When it comes down to it, we can do all the statistical analysis we want on David Wright, but in its simplest form, it comes down to this:
Eight hits doesn't sound like a lot over 40 games. It's about one more hit every five games.
Somewhere, within the skill sets that Wright possesses that made him one of the best players in baseball since 2005, are eight more hits.
Eight hits are a game changer. Eight hits at this point in the season take a slumping, struggling .262 hitter and turn him into a robust, dynamic, .319 hitter.
Eight hits are two bloops here, two blasts there, two solid line drives to right field, a ground ball single to center, and a ground ball single to left field.
They're there somewhere, but Wright can't find them, almost like the kid who's frustrated because he can't find his favorite toy, or the adult who's tearing the house up because he can't locate the remote control.
Where are those eight hits?
They're actually over here, in the wreckage of a .149 batting average with two strikes in 2010.
Wright is hitting .444 in non-two-strike situations in 2010. That sounds amazing, but he's been there before. In 2007, he hit .439 for the season in non-two strike situations. Triple-fours is really, really, really good. But we've seen that before.
We've never seen anything like what Wright's in the midst of with two strikes. Actually, yes we have. And it wasn't that long ago.

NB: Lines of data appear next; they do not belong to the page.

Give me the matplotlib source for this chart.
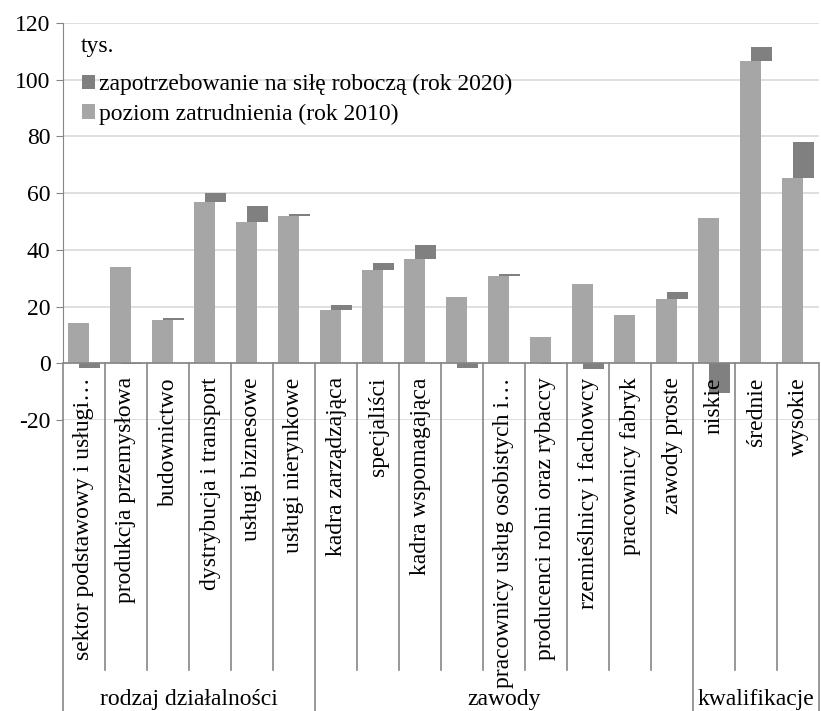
# zatrudnienie 2010 vs zapotrzebowanie 2020 - wykres slupkowy
import matplotlib
matplotlib.use("Agg")
import matplotlib.pyplot as plt
from matplotlib.lines import Line2D

plt.rcParams['font.family'] = ['Liberation Serif', 'DejaVu Serif']
plt.rcParams['axes.unicode_minus'] = False

# dane (tys.)
categories = ["sektor podstawowy i usługi…", "produkcja przemysłowa", "budownictwo",
              "dystrybucja i transport", "usługi biznesowe", "usługi nierynkowe",
              "kadra zarządzająca", "specjaliści", "kadra wspomagająca", "",
              "pracownicy usług osobistych i…", "producenci rolni oraz rybaccy",
              "rzemieślnicy i fachowcy", "pracownicy fabryk", "zawody proste",
              "niskie", "średnie", "wysokie"]
level_2010 = [14.2, 33.8, 15.4, 56.8, 49.9, 52.0,
              18.9, 32.8, 36.8, 23.4, 30.7, 9.1, 28.0, 17.2, 22.7,
              51.1, 106.6, 65.2]
change_2020 = [-1.5, -0.3, 0.4, 3.1, 5.4, 0.8,
               1.8, 2.5, 4.8, -1.6, 0.9, -0.3, -1.9, 0.0, 2.6,
               -10.5, 4.9, 12.8]
groups = ["rodzaj działalności", "zawody", "kwalifikacje"]
group_sizes = [6, 9, 3]

light = "#a6a6a6"
dark = "#808080"
axis_col = "#868686"
fs = 17

fig = plt.figure(figsize=(8.21, 7.11), dpi=100)
W, H = 821, 711
ax = fig.add_axes([63 / W, (H - 420) / H, (819 - 63) / W, (420 - 23) / H])

n = len(categories)
xs = list(range(n))
# dark bar: on top of the 2010 level when positive, below zero when negative
bottoms = [lv if ch >= 0 else 0 for lv, ch in zip(level_2010, change_2020)]
ax.bar([x - 0.128 for x in xs], level_2010, width=0.5, color=light, zorder=2,
       label="poziom zatrudnienia (rok 2010)")
ax.bar([x + 0.128 for x in xs], change_2020, bottom=bottoms, width=0.5, color=dark,
       zorder=3, label="zapotrzebowanie na siłę roboczą (rok 2020)")

ax.set_xlim(-0.5, n - 0.5)
ax.set_ylim(-20, 120)
ax.set_yticks(range(-20, 121, 20))
ax.tick_params(axis='y', labelsize=fs, length=5, color=axis_col, pad=4)
ax.set_xticks([])
ax.grid(axis='y', color="#d9d9d9", linewidth=1.2, zorder=0)
for s in ['top', 'right', 'bottom']:
    ax.spines[s].set_visible(False)
ax.spines['left'].set_color(axis_col)
ax.spines['left'].set_bounds(0, 120)

# x axis at zero
ax.axhline(0, color=axis_col, linewidth=1.2, zorder=4)

# category labels below zero line
for x, lab in zip(xs, categories):
    ax.annotate(lab, xy=(x, 0), xytext=(0, -14), textcoords='offset pixels',
                rotation=90, ha='center', va='top', fontsize=fs,
                annotation_clip=False)

# separators (figure pixel coords)
def px_to_fig(px, py):
    return px / W, (H - py) / H

x0_px, cat_w = 63, (819 - 63) / n
bounds = [0]
for g in group_sizes:
    bounds.append(bounds[-1] + g)
for i in range(n + 1):
    xp = x0_px + i * cat_w
    yb = 711 if i in bounds else 670
    (fx, fy1), (_, fy2) = px_to_fig(xp, 363), px_to_fig(xp, yb)
    fig.add_artist(Line2D([fx, fx], [fy1, fy2], color=axis_col, linewidth=1.2))

for gi, gname in enumerate(groups):
    cx = x0_px + (bounds[gi] + bounds[gi + 1]) / 2 * cat_w
    fx, fy = px_to_fig(cx, 700)
    fig.text(fx, fy, gname, ha='center', va='center', fontsize=fs)

# legend + unit
handles, labels = ax.get_legend_handles_labels()
leg = ax.legend(handles[::-1], labels[::-1], loc='upper left',
                bbox_to_anchor=(0.012, 0.895), frameon=False, fontsize=fs,
                handlelength=0.55, handleheight=0.55, handletextpad=0.2,
                labelspacing=0.35, borderaxespad=0)
ax.text(0.024, 0.94, "tys.", transform=ax.transAxes, fontsize=fs, va='center')

fig.savefig("out.png", dpi=100)
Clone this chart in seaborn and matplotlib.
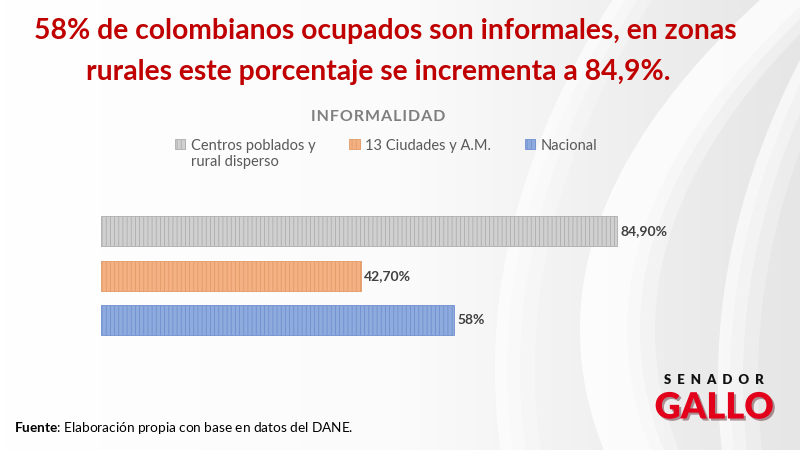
import numpy as np
import pandas as pd
import matplotlib
matplotlib.use("Agg")
import matplotlib.pyplot as plt
import matplotlib.patheffects as pe
from matplotlib.patches import Patch
import seaborn as sns

categorias = ["Centros poblados y\nrural disperso", "13 Ciudades y A.M.", "Nacional"]
valores = [84.9, 42.7, 58.0]
etiquetas = ["84,90%", "42,70%", "58%"]
colores = ["#d0d0d0", "#f4b183", "#8faadc"]
bordes = ["#adadad", "#e39a66", "#6f8fd0"]

df = pd.DataFrame({"categoria": categorias, "valor": valores})

sns.set_theme(style="white")
plt.rcParams["font.family"] = ["Lato", "DejaVu Sans"]
plt.rcParams["mathtext.fontset"] = "custom"
plt.rcParams["mathtext.rm"] = "Lato"
plt.rcParams["mathtext.bf"] = "Lato:bold"
plt.rcParams["hatch.linewidth"] = 0.6

fig = plt.figure(figsize=(8, 4.5), dpi=100)

# fondo: degradado gris claro con arcos blancos
bg = fig.add_axes([0, 0, 1, 1], zorder=0)
xx = np.linspace(0, 1, 400)
grad = np.tile(xx, (200, 1))
bg.imshow(grad, extent=[0, 800, 450, 0],
          cmap=sns.blend_palette(["#ffffff", "#fbfbfb", "#e6e6e6"], as_cmap=True),
          aspect="auto", vmin=0, vmax=1)
yy = np.linspace(0, 450, 200)


def arco(y0, x0, yv, xv):
    # parabola x(y) que pasa por (y0, x0) con vertice en (yv, xv)
    a = (x0 - xv) / (y0 - yv) ** 2
    return xv + a * (yy - yv) ** 2


a1 = arco(80, 567, 370, 495)
a2 = arco(0, 770, 330, 590)
a3 = arco(60, 800, 380, 718)
for w, al in [(40, 0.25), (25, 0.35), (12, 0.4)]:
    bg.fill_betweenx(yy, a1, a1 + w, color="white", alpha=al, lw=0)
    bg.fill_betweenx(yy, a2 - 10, a2 + w + 25, color="white", alpha=al + 0.1, lw=0)
    bg.fill_betweenx(yy, a3, a3 + w, color="white", alpha=al, lw=0)
bg.set_xlim(0, 800)
bg.set_ylim(450, 0)
bg.axis("off")

ax = fig.add_axes([101 / 800, 1 - 342.5 / 450, 600 / 800, 133.5 / 450], zorder=1)
ax.patch.set_alpha(0)
sns.barplot(data=df, y="categoria", x="valor", hue="categoria", palette=colores,
            orient="h", width=0.67, legend=False, ax=ax, saturation=1)
for bar, ec in zip(ax.patches, bordes):
    bar.set_edgecolor(ec)
    bar.set_hatch("||||")
    bar.set_linewidth(0.6)
for bar, lab in zip(ax.patches, etiquetas):
    ax.text(bar.get_width() + 0.6, bar.get_y() + bar.get_height() / 2, lab,
            va="center", ha="left", fontsize=10, fontweight="bold", color="#404040")
ax.set_xlim(0, 600 / 6.08)
ax.set_ylim(2.5, -0.5)
ax.axis("off")

# leyenda
handles = [Patch(facecolor=c, edgecolor=e, hatch="||||", lw=0.6) for c, e in zip(colores, bordes)]
leg = fig.legend(handles, categorias, loc="upper left", bbox_to_anchor=(162 / 800, 1 - 126 / 450),
                 ncol=3, frameon=False, fontsize=10.5, labelcolor="#595959", handlelength=0.7,
                 handleheight=0.7, handletextpad=0.4, columnspacing=2.3)
leg._legend_handle_box.align = "top"
for col in leg._legend_handle_box.get_children():
    col.align = "left"
    for item in col.get_children():
        item.align = "top"

fig.text(378 / 800, 1 - 117 / 450, "\u200a".join("INFORMALIDAD"), ha="center", va="center",
         fontsize=11.5, fontweight="bold", color="#7f7f7f")

fig.text(385 / 800, 1 - 31 / 450, "58% de colombianos ocupados son informales, en zonas", ha="center",
         va="center", fontsize=20.3, fontweight="bold", color="#c00000")
fig.text(378 / 800, 1 - 72 / 450, "rurales este porcentaje se incrementa a 84,9%.", ha="center",
         va="center", fontsize=20.3, fontweight="bold", color="#c00000")

fig.text(14 / 800, 1 - 428 / 450, r"$\bf{Fuente}$: Elaboración propia con base en datos del DANE.",
         ha="left", va="center", fontsize=9.8, color="#000000")

# logo
fig.text(714 / 800, 1 - 380 / 450, "  ".join("SENADOR"), ha="center", va="center", fontsize=9.5,
         fontweight="heavy", color="#111111")
fig.text(714 / 800, 1 - 408 / 450, "GALLO", ha="center", va="center", fontsize=26,
         fontweight="heavy", color="#e3001b",
         path_effects=[pe.SimplePatchShadow(offset=(1.5, -1.5), alpha=0.4), pe.Normal()])

fig.savefig("out.png", dpi=100)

From the beginning of his career in 2004 to 2009, Wright hit .232 with two strikes. That batting average ranks 36th-best, which puts him among the top nine percent of players in the sport.
Four years ago, which must seem like a lifetime now, Wright hit .281 with two strikes. That was fourth-best in baseball, the same as Joe Mauer, and better than both Ichiro Suzuki and Derek Jeter.

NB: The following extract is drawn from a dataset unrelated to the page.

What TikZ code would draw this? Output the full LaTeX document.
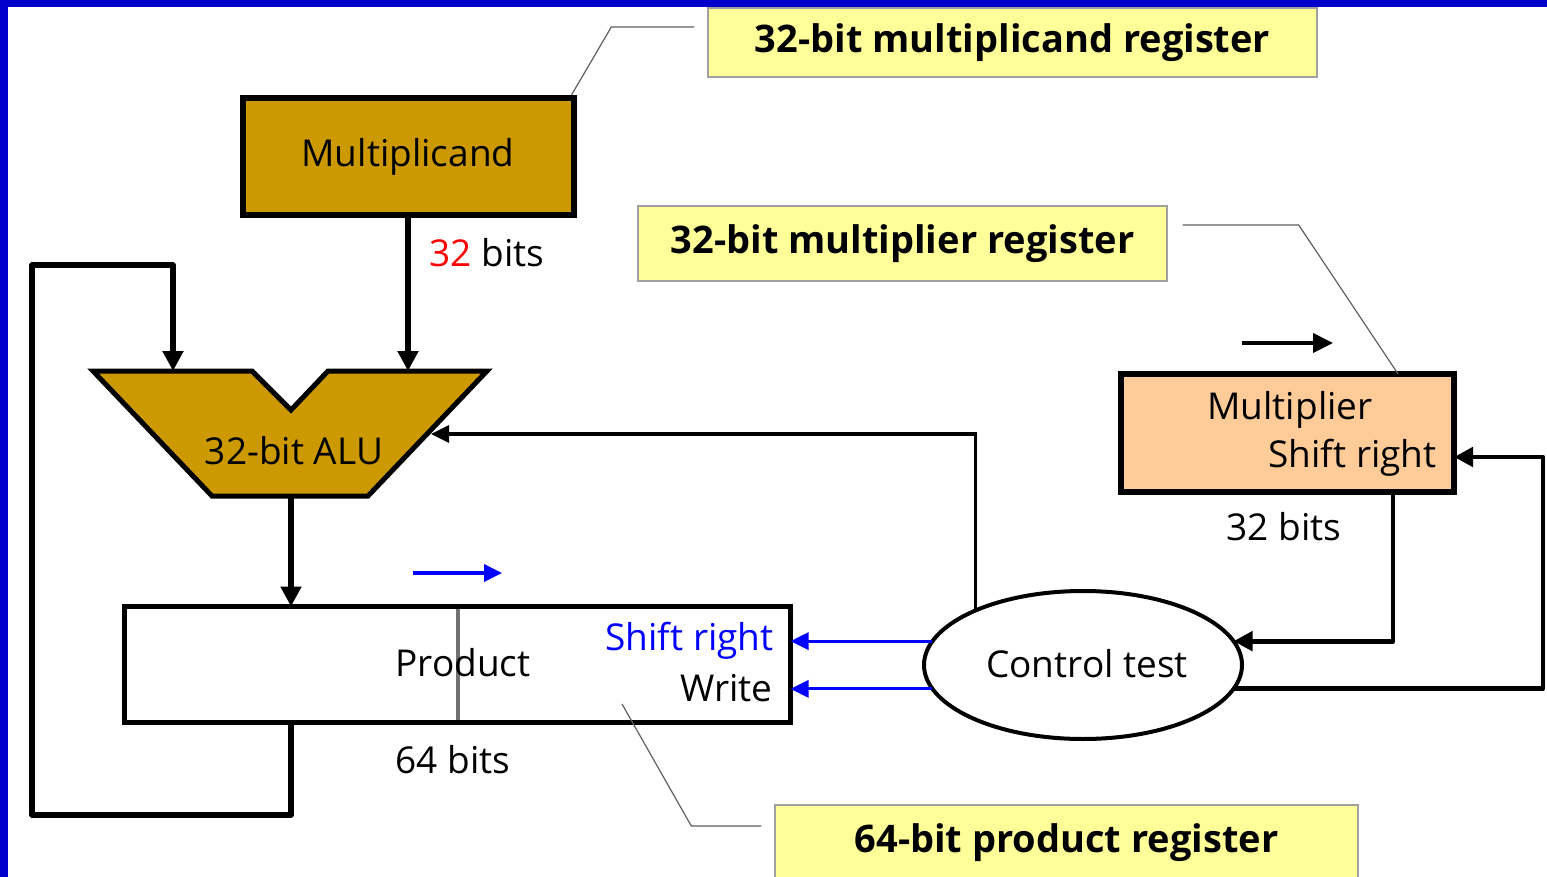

That was peak performance. In 2007, he slipped to .200. In 2008, he climbed back to .241. In 2009, he finished at .188, the worst of his career.
But look more closely and you'll see this: From when he returned after the beaning by Giants pitcher Matt Cain, Wright had six hits in 58 two-strike at-bats. A .210 two-strike hitter pre-beaning slipped to .103 after, for the rest of 2009. He was literally half the hitter he used to be. He entered Thursday hitting .149 in 2010.
Circling back to 2010, Wright had a two-day period in which it looked like he'd snapped out of his two-strike funk, with a string of four plate appearances in which he had two singles, a walk, and an opposite field double.
That's the closest thing we've seen to the old Wright since he got hit in the head. But that was gone as quickly as it came. The last week has been the biggest struggle of Wright's career.
In his last 17 plate appearances that have gone to two strikes, Wright has struck out 13 times. He's grounded out weakly twice. He's walked twice.
That's a totally different kind of Wright than the one we've seen previously.
We've written in our various forums about Wright's struggles, how he's being pitched to differently (fastballs in, offspeed away) since he was hit in the head with, what we might remind you, was an 0-2 fastball. A two-strike pitch...one that was not in the strike zone.
Our colleague in Stats and Info, Katie Sharp, updated something we'd looked at in various forms previously. Since returning on Sept. 1, 2009, Wright is 0-for-46 against two-strike pitches that are not in the strike zone.
Most hitters don't get hits against two-strike pitches out of the strike zone, but Wright had eight in 2009 prior to being hit in the head. Eight hits. It was something he could do then, that he can't do now.
If Wright was the two-strike hitter he'd been pre-beaning, he'd be hitting .237 in such situations. Given the number of times he's been to the plate, that would net him 21 two-strike hits this season.
Wright enters the day with 13 two-strike hits. An eight-hit difference. They're there to be found. Perhaps a day of rest will allow him to re-discover them.